Part of a data file
◆ ◆ ◆ ◆ ◆ ◆ ◆
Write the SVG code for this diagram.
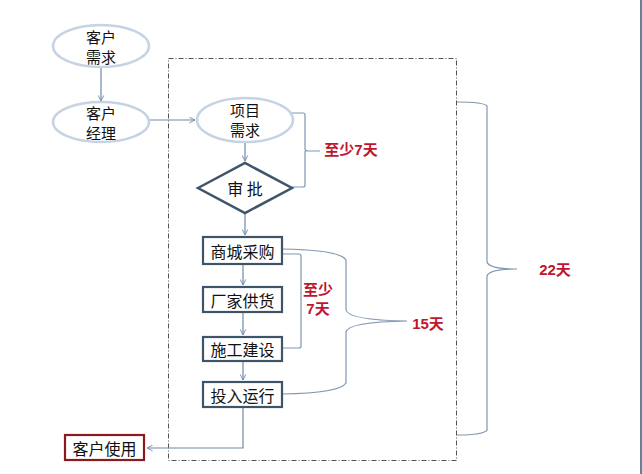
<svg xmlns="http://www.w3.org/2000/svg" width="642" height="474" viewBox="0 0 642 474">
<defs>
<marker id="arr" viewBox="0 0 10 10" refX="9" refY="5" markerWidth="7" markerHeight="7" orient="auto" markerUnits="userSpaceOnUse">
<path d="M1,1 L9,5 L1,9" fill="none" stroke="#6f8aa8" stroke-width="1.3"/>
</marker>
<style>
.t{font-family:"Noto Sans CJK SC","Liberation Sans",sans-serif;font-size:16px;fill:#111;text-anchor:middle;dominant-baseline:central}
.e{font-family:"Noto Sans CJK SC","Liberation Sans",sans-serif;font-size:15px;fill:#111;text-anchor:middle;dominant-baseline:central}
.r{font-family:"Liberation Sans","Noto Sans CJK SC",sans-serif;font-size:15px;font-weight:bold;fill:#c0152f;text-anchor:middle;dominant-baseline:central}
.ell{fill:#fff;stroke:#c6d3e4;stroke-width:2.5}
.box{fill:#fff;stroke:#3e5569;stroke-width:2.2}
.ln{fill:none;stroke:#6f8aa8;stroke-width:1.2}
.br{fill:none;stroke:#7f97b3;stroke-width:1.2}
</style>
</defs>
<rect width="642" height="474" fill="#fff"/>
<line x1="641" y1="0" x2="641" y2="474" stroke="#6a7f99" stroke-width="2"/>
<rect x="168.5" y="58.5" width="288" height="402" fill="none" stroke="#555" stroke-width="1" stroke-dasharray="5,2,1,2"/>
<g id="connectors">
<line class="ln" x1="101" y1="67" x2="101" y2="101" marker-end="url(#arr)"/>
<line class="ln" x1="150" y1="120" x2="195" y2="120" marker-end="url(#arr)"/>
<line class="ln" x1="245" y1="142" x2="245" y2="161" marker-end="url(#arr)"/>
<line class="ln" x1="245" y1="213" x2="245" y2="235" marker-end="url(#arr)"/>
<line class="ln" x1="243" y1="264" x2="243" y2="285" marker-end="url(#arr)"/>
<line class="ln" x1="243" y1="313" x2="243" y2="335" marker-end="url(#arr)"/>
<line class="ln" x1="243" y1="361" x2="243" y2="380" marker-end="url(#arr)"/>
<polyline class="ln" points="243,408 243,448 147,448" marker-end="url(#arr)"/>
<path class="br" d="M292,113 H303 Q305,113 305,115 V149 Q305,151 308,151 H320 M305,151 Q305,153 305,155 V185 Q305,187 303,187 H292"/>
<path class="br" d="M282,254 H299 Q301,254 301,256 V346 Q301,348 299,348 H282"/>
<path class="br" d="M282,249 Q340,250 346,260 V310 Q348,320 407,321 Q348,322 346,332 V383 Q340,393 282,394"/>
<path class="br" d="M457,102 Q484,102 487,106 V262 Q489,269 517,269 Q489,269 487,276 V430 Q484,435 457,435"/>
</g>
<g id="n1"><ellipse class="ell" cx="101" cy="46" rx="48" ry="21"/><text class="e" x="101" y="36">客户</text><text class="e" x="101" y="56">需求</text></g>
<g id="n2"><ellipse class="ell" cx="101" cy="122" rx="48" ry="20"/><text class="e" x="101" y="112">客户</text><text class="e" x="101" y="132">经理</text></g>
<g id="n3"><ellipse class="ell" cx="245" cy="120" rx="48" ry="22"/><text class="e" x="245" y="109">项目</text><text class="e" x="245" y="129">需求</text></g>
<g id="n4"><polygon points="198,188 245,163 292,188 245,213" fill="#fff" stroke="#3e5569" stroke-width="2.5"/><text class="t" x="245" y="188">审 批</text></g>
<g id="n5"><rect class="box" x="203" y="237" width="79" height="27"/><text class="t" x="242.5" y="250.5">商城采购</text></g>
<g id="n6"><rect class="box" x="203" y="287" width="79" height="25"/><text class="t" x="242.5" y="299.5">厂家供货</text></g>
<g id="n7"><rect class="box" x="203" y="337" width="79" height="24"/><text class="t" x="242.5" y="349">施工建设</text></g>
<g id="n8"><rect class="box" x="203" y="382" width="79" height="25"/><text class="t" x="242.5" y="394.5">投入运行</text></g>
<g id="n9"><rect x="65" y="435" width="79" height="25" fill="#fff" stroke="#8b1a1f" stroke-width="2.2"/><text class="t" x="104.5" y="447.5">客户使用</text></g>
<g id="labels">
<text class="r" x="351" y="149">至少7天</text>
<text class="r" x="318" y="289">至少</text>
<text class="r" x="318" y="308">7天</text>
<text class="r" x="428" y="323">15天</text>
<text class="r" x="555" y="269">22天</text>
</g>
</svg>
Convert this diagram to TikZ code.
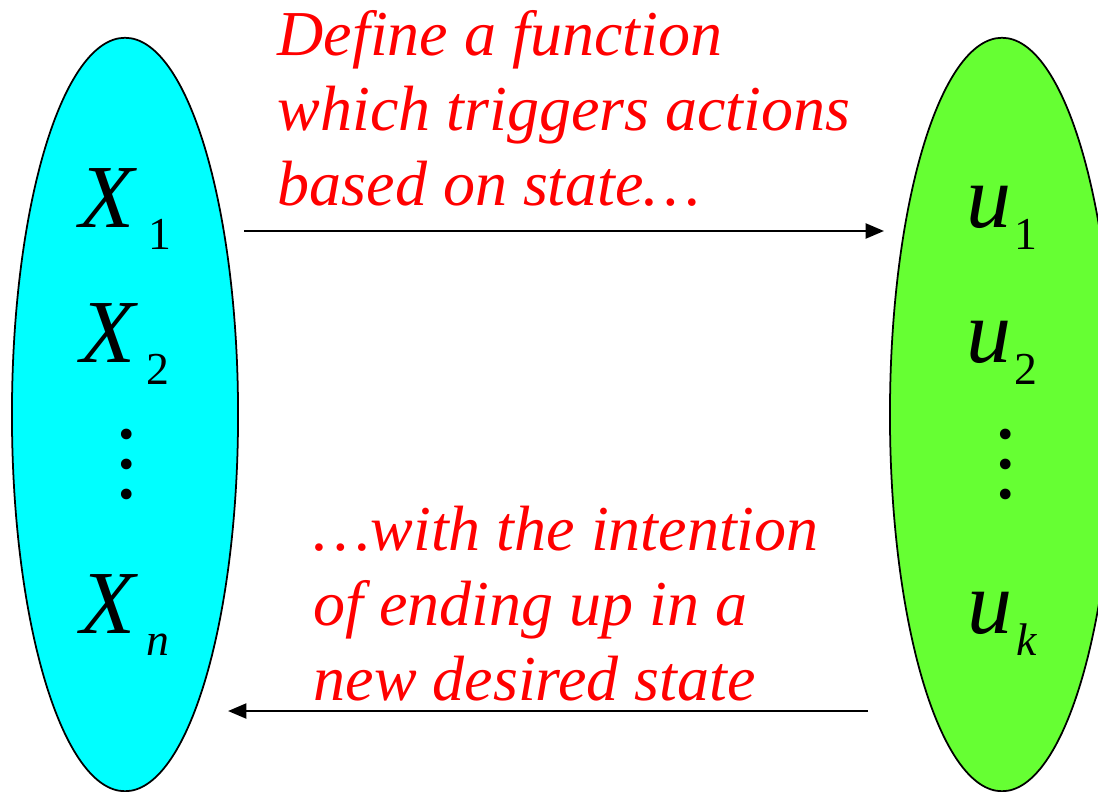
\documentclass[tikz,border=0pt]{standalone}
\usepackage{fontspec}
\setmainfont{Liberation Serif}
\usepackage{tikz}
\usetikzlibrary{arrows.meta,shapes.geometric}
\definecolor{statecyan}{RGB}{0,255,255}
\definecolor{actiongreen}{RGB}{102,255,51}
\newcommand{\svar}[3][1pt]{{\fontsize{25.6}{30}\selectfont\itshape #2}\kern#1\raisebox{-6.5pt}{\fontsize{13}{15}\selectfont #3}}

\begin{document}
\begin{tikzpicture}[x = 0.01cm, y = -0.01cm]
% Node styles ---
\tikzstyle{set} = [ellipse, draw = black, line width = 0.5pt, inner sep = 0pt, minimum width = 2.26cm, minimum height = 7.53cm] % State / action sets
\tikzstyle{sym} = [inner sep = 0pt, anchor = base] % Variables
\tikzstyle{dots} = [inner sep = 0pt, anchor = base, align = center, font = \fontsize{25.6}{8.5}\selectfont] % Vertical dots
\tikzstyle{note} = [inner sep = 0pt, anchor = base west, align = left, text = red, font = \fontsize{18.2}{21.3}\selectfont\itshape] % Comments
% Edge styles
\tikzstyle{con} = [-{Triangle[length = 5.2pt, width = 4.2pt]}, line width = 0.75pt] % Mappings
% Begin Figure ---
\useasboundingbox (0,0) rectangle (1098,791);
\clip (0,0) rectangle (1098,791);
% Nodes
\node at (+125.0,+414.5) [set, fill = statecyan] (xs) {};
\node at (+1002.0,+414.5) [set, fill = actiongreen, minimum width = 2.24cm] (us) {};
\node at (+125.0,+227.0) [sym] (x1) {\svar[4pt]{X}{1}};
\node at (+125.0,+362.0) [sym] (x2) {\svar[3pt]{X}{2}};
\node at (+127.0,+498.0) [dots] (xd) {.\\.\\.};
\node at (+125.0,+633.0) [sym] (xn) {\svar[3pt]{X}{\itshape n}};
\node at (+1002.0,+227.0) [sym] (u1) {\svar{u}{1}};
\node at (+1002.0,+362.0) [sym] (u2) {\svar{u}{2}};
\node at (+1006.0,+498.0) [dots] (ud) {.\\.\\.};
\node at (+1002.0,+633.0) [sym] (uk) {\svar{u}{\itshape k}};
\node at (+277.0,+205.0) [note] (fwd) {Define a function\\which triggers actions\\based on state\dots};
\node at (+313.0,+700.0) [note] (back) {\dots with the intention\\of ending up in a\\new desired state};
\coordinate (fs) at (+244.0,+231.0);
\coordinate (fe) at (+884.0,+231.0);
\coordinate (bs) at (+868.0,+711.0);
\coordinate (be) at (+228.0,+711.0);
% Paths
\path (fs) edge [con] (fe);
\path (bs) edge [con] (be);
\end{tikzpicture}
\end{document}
◆ ◆ ◆ ◆ ◆ ◆ ◆
#### Brief
Copy each line of the preceding data that contains the string "this".

#### The reply
Write the SVG code for this diagram.
Convert this diagram to TikZ code.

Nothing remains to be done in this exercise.